# EXERCISE REQUIREMENTS
Which lines hold the word "that"? Copy each of them from the material.

# EXTRACTED MATERIAL
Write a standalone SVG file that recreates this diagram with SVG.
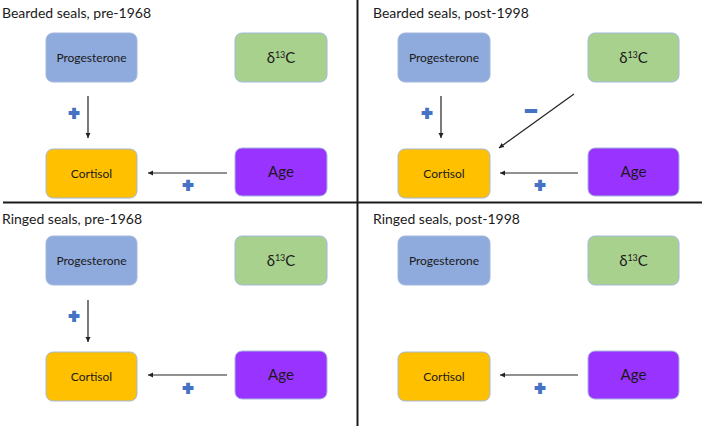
<svg xmlns="http://www.w3.org/2000/svg" width="702" height="426" viewBox="0 0 702 426">
  <style>
    .title { font-family: Lato, "Liberation Sans", sans-serif; font-size: 14px; fill: #1a1a1a; }
    .lbl { font-family: Lato, "Liberation Sans", sans-serif; font-size: 12px; fill: #1a1a1a; text-anchor: middle; }
    .big { font-family: Lato, "Liberation Sans", sans-serif; font-size: 15px; fill: #1a1a1a; text-anchor: middle; }
    .prog { fill: #8faadc; stroke: #a3b8dc; stroke-width: 1; }
    .d13c { fill: #a9d18e; stroke: #a3b8dc; stroke-width: 1; }
    .cort { fill: #ffc000; stroke: #a3b8dc; stroke-width: 1; }
    .age { fill: #9933ff; stroke: #a3b8dc; stroke-width: 1; }
    .conn { stroke: #222; stroke-width: 1.2; fill: none; marker-end: url(#ah); }
    .sign { font-family: "Liberation Sans", sans-serif; font-weight: bold; fill: #4472c4; stroke: #4472c4; stroke-width: 1.8; text-anchor: middle; }
    .div { stroke: #1a1a1a; stroke-width: 2; }
  </style>
  <defs>
    <marker id="ah" markerUnits="userSpaceOnUse" markerWidth="6" markerHeight="6" refX="5" refY="3" orient="auto">
      <path d="M0,0.5 L5,3 L0,5.5 z" fill="#222"/>
    </marker>
  </defs>
  <rect width="702" height="426" fill="#ffffff"/>

  <g id="dividers">
    <line class="div" x1="3" y1="202.5" x2="702" y2="202.5"/>
    <line class="div" x1="357.5" y1="0" x2="357.5" y2="426"/>
  </g>

  <!-- Panel 1 -->
  <g id="panel1">
    <text class="title" x="2" y="18">Bearded seals, pre-1968</text>
    <g id="p1-progesterone"><rect class="prog" x="46" y="33" width="91" height="49" rx="7"/><text class="lbl" x="91.5" y="62">Progesterone</text></g>
    <g id="p1-d13c"><rect class="d13c" x="235" y="33" width="92" height="49" rx="7"/><text class="big" x="281" y="63">δ<tspan font-size="9px" dy="-5">13</tspan><tspan dy="5">C</tspan></text></g>
    <g id="p1-cortisol"><rect class="cort" x="46" y="149" width="91" height="49" rx="7"/><text class="lbl" x="91.5" y="178">Cortisol</text></g>
    <g id="p1-age"><rect class="age" x="235" y="148" width="92" height="48" rx="7"/><text class="big" x="281" y="177">Age</text></g>
    <g id="p1-connectors">
      <line class="conn" x1="88" y1="96" x2="88" y2="138"/>
      <line class="conn" x1="227" y1="173" x2="148" y2="173"/>
      <text class="sign" x="74" y="119" font-size="18">+</text>
      <text class="sign" x="188" y="191" font-size="18">+</text>
    </g>
  </g>

  <!-- Panel 2 -->
  <g id="panel2">
    <text class="title" x="373" y="18">Bearded seals, post-1998</text>
    <g id="p2-progesterone"><rect class="prog" x="398" y="33" width="92" height="49" rx="7"/><text class="lbl" x="444" y="62">Progesterone</text></g>
    <g id="p2-d13c"><rect class="d13c" x="588" y="33" width="91" height="49" rx="7"/><text class="big" x="633.5" y="63">δ<tspan font-size="9px" dy="-5">13</tspan><tspan dy="5">C</tspan></text></g>
    <g id="p2-cortisol"><rect class="cort" x="398" y="149" width="92" height="49" rx="7"/><text class="lbl" x="444" y="178">Cortisol</text></g>
    <g id="p2-age"><rect class="age" x="588" y="148" width="91" height="48" rx="7"/><text class="big" x="633.5" y="177">Age</text></g>
    <g id="p2-connectors">
      <line class="conn" x1="441" y1="96" x2="441" y2="138"/>
      <line class="conn" x1="574" y1="94" x2="499" y2="148"/>
      <line class="conn" x1="578" y1="173" x2="500" y2="173"/>
      <text class="sign" x="427" y="119" font-size="18">+</text>
      <text class="sign" x="531" y="118" font-size="21">−</text>
      <text class="sign" x="540" y="191" font-size="18">+</text>
    </g>
  </g>

  <!-- Panel 3 -->
  <g id="panel3">
    <text class="title" x="2" y="224">Ringed seals, pre-1968</text>
    <g id="p3-progesterone"><rect class="prog" x="46" y="236" width="91" height="49" rx="7"/><text class="lbl" x="91.5" y="265">Progesterone</text></g>
    <g id="p3-d13c"><rect class="d13c" x="235" y="236" width="92" height="49" rx="7"/><text class="big" x="281" y="266">δ<tspan font-size="9px" dy="-5">13</tspan><tspan dy="5">C</tspan></text></g>
    <g id="p3-cortisol"><rect class="cort" x="46" y="352" width="91" height="49" rx="7"/><text class="lbl" x="91.5" y="381">Cortisol</text></g>
    <g id="p3-age"><rect class="age" x="235" y="351" width="92" height="48" rx="7"/><text class="big" x="281" y="380">Age</text></g>
    <g id="p3-connectors">
      <line class="conn" x1="88" y1="300" x2="88" y2="342"/>
      <line class="conn" x1="227" y1="375" x2="148" y2="375"/>
      <text class="sign" x="74" y="322" font-size="18">+</text>
      <text class="sign" x="188" y="394" font-size="18">+</text>
    </g>
  </g>

  <!-- Panel 4 -->
  <g id="panel4">
    <text class="title" x="373" y="224">Ringed seals, post-1998</text>
    <g id="p4-progesterone"><rect class="prog" x="398" y="236" width="92" height="49" rx="7"/><text class="lbl" x="444" y="265">Progesterone</text></g>
    <g id="p4-d13c"><rect class="d13c" x="588" y="236" width="91" height="49" rx="7"/><text class="big" x="633.5" y="266">δ<tspan font-size="9px" dy="-5">13</tspan><tspan dy="5">C</tspan></text></g>
    <g id="p4-cortisol"><rect class="cort" x="398" y="352" width="92" height="49" rx="7"/><text class="lbl" x="444" y="381">Cortisol</text></g>
    <g id="p4-age"><rect class="age" x="588" y="351" width="91" height="48" rx="7"/><text class="big" x="633.5" y="380">Age</text></g>
    <g id="p4-connectors">
      <line class="conn" x1="578" y1="375" x2="500" y2="375"/>
      <text class="sign" x="540" y="394" font-size="18">+</text>
    </g>
  </g>
</svg>
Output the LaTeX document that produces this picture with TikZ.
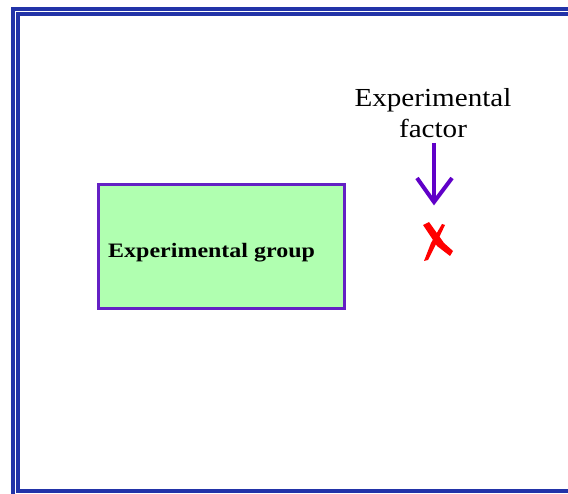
\documentclass[tikz,border=0pt]{standalone}
\usepackage{fontspec}
\setmainfont{Liberation Serif}
\definecolor{frameblue}{HTML}{2233A8}
\definecolor{boxpurple}{HTML}{6420C4}
\definecolor{boxgreen}{HTML}{B0FFB0}
\definecolor{arrowpurple}{HTML}{6000C8}
\definecolor{xred}{HTML}{FF0000}
\tikzset{
  frameline/.style={draw=frameblue, line width=4pt},
  groupbox/.style={draw=boxpurple, fill=boxgreen, line width=3pt},
  factorarrow/.style={draw=arrowpurple, line width=4pt},
}
\begin{document}
\begin{tikzpicture}[x=1pt,y=-1pt]
\useasboundingbox (0,0) rectangle (568,494);
% frame
\draw[frameline] (13,500) -- (13,9) -- (575,9);
\draw[frameline] (575,14.2) -- (18.4,14.2) -- (18.4,491) -- (575,491);
% group box
\node[groupbox, minimum width=246pt, minimum height=124pt, inner sep=0pt] (grp) at (221,247) {};
\node[anchor=base west, inner sep=0pt, font=\fontsize{20.5}{24}\selectfont\bfseries, xscale=1.17] (grptext) at (108,258) {Experimental group};
% factor label
\node[anchor=base, inner sep=0pt, align=center, font=\fontsize{26}{31}\selectfont, xscale=1.12] (factor) at (433,138) {Experimental\\factor};
\coordinate (arrtop) at (434,143);
\coordinate (arrtip) at (434,202);
\draw[factorarrow] (arrtop) -- (arrtip);
\draw[factorarrow, line join=miter] (417,178) -- (arrtip) -- (452,178);
% red X
\fill[xred] (423,225) -- (429,222) -- (444,243) -- (453,251) -- (450,256) -- (437,246) -- cycle;
\fill[xred] (442,224) -- (445,225) -- (436,244) -- (428,260) -- (424,261) -- (431,243) -- cycle;
\end{tikzpicture}
\end{document}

# FULL RESPONSE
Write a standalone SVG file that recreates this diagram with SVG.
Output the LaTeX document that produces this picture with TikZ.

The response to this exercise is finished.